En su libro ¿Último día del despotismo?, Ayala recuerda que Simón Bolívar, como estadista y como político, fue pragmático, es decir, “pensaba que las propuestas debían ajustarse a las realidades locales (…), aunque cada vez propuso gobiernos más fuertes y estables. Postulaba la vigencia de la democracia, pero ponía limitaciones a la participación de las masas, quizá por su obsesión de consolidar el gran proyecto nacional de Colombia…”.

Añade que el Libertador “siempre defendió la alternativa unitaria frente al federalismo y planteó, repetida y vigorosamente, la necesidad de integración de nuestros pueblos sudamericanos”.

Como se ve, las voces autonómicas y separatistas guayaquileñas suelen aparecer en los momentos más difíciles para el Ecuador, lo que evidencia una actitud egoísta o, por lo menos, indiferente cuando el resto del país se precipita al caos, la violencia y los desencuentros entre compatriotas.
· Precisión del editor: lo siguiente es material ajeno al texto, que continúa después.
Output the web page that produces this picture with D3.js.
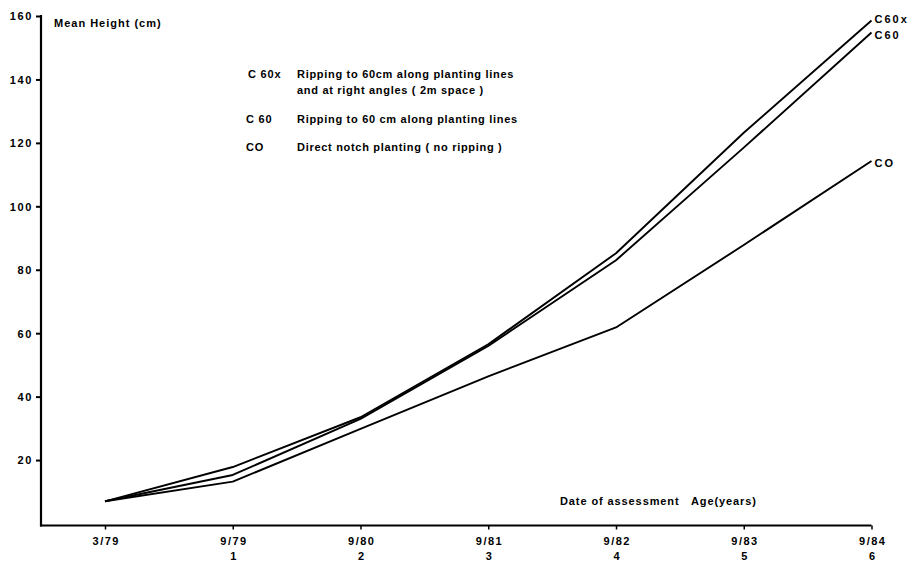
<!DOCTYPE html>
<html>
<head>
<meta charset="utf-8">
<script src="https://cdn.jsdelivr.net/npm/d3@7"></script>
<style>
  html, body { margin: 0; padding: 0; background: #fff; }
  svg { display: block; }
  text { font-family: "Liberation Sans", Arial, Helvetica, sans-serif; fill: #000; }
</style>
</head>
<body>
<svg id="chart" width="909" height="565"></svg>
<script>
// ---- Data ----
const dates = ["3/79", "9/79", "9/80", "9/81", "9/82", "9/83", "9/84"];
const ages  = ["", "1", "2", "3", "4", "5", "6"];
const yTicks = [20, 40, 60, 80, 100, 120, 140, 160];
const c60x = [7, 17.8, 33.5, 56.5, 85.2, 123.2, 158.6];
const c60  = [7, 15.3, 33, 56, 83, 118.5, 154.8];
const co   = [7, 13.2, 29.8, 46.4, 61.8, 87.8, 114.3];
const seriesNames = ["C60x", "C60", "CO"];
const legendCodes = ["C 60x", "C 60", "CO"];
const legendTexts = [
  ["Ripping to 60cm along planting lines", "and at right angles ( 2m space )"],
  ["Ripping to 60 cm along planting lines"],
  ["Direct notch planting ( no ripping )"]
];

// ---- Chart ----
const svg = d3.select("#chart");
const x = d3.scalePoint().domain(dates).range([105, 871.5]);
const y = d3.scaleLinear().domain([0, 160]).range([523.5, 16]);
const axisX0 = 41;
const axisY0 = y(0) + 2;

// Y axis
const yAxis = d3.axisLeft(y).tickValues(yTicks).tickSize(5).tickPadding(3).tickFormat(d3.format("d"));
const gy = svg.append("g").attr("transform", `translate(${axisX0},0)`).call(yAxis);
gy.select(".domain").remove();
gy.selectAll(".tick line").attr("stroke", "#000").attr("stroke-width", 2);
gy.selectAll(".tick text").attr("font-size", 11).attr("font-weight", "bold")
  .attr("letter-spacing", 1.6).attr("dy", "0.35em");
svg.append("line").attr("x1", axisX0).attr("x2", axisX0).attr("y1", y(160) - 1).attr("y2", axisY0 + 1)
  .attr("stroke", "#000").attr("stroke-width", 2.2);

// X axis
const xAxis = d3.axisBottom(x).tickSize(4).tickPadding(8);
const gx = svg.append("g").attr("transform", `translate(0,${axisY0})`).call(xAxis);
gx.select(".domain").remove();
gx.selectAll(".tick line").attr("stroke", "#000").attr("stroke-width", 1.5);
gx.selectAll(".tick text").attr("font-size", 11).attr("font-weight", "bold")
  .attr("letter-spacing", 1.5).attr("dx", 0.75);
gx.selectAll(".tick").append("text")
  .attr("y", 27).attr("dy", "0.71em")
  .attr("font-size", 11).attr("font-weight", "bold")
  .attr("text-anchor", "middle")
  .text((d, i) => ages[i]);
svg.append("line").attr("x1", axisX0 - 1).attr("x2", x(dates[dates.length - 1])).attr("y1", axisY0).attr("y2", axisY0)
  .attr("stroke", "#000").attr("stroke-width", 2);

// Lines
const allSeries = [c60x, c60, co];
const line = d3.line().x((d, i) => x(dates[i])).y(d => y(d));
allSeries.forEach(s => {
  svg.append("path").datum(s).attr("d", line)
    .attr("fill", "none").attr("stroke", "#000").attr("stroke-width", 1.9)
    .attr("stroke-linejoin", "round");
});

// End labels
const endOffsets = [-1, 3, 2];
allSeries.forEach((s, k) => {
  svg.append("text")
    .attr("x", x(dates[dates.length - 1]) + 3)
    .attr("y", y(s[s.length - 1]) + endOffsets[k])
    .attr("dy", "0.35em")
    .attr("font-size", 11).attr("font-weight", "bold").attr("letter-spacing", 2)
    .text(seriesNames[k]);
});

// Y title
svg.append("text").attr("x", 54).attr("y", 27).attr("font-size", 11).attr("letter-spacing", 1)
  .attr("font-weight", "bold").text("Mean Height (cm)");

// Legend
const legendRows = [74, 119, 147];
legendCodes.forEach((c, k) => {
  svg.append("text").attr("x", k === 0 ? 248 : 246).attr("y", legendRows[k]).attr("dy", "0.35em")
    .attr("font-size", 11).attr("font-weight", "bold").attr("letter-spacing", 0.8).text(c);
  legendTexts[k].forEach((t, j) => {
    svg.append("text").attr("x", 297).attr("y", legendRows[k] + j * 16).attr("dy", "0.35em")
      .attr("font-size", 11).attr("font-weight", "bold").attr("letter-spacing", 0.7).text(t);
  });
});

// X title
svg.append("text").attr("x", 560).attr("y", 501).attr("dy", "0.35em")
  .attr("font-size", 11).attr("font-weight", "bold").attr("letter-spacing", 0.9)
  .style("white-space", "pre")
  .text("Date of assessment   Age(years)");
</script>
</body>
</html>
Lo más grave, sin embargo, es que se use un micrófono cuyo alcance es popular para proclamar antiguas ideas que establecen una suerte de heridas abiertas entre un sector de guayaquileños y la mayoría de ciudadanos que conformamos esta república.

Resulta irresponsable y temerario un comentario periodístico (?) de esa naturaleza, con un amplio alcance popular, no solo porque trae a la memoria episodios tristes para la nación, sino porque en medio de una severa crisis se pone sobre la mesa un nuevo elemento de carácter polémico que podría agudizar más los graves problemas sociales y políticos que el Ecuador, en su conjunto, no alcanza a visualizar y que los políticos, cuando llegan al poder, encerrados en su burbuja mientras se miran el ombligo, tampoco son capaces de mirar.

En su libro Periodismo y pasión, el maestro colombiano Javier Darío Restrepo dice que “el periodista sirve al interés público, maneja un bien público y no tiene más amo que su público. Por lo tanto, al dar su versión de la realidad no está limitado por ningún interés, excepto el de la sociedad en su conjunto”.

Por todo eso, en casos como el de Arroba Ditto podemos decir, sin dudarlo, que los periodistas somos víctimas de nosotros mismos, de nuestra petulancia y de nuestra ceguera ante la realidad.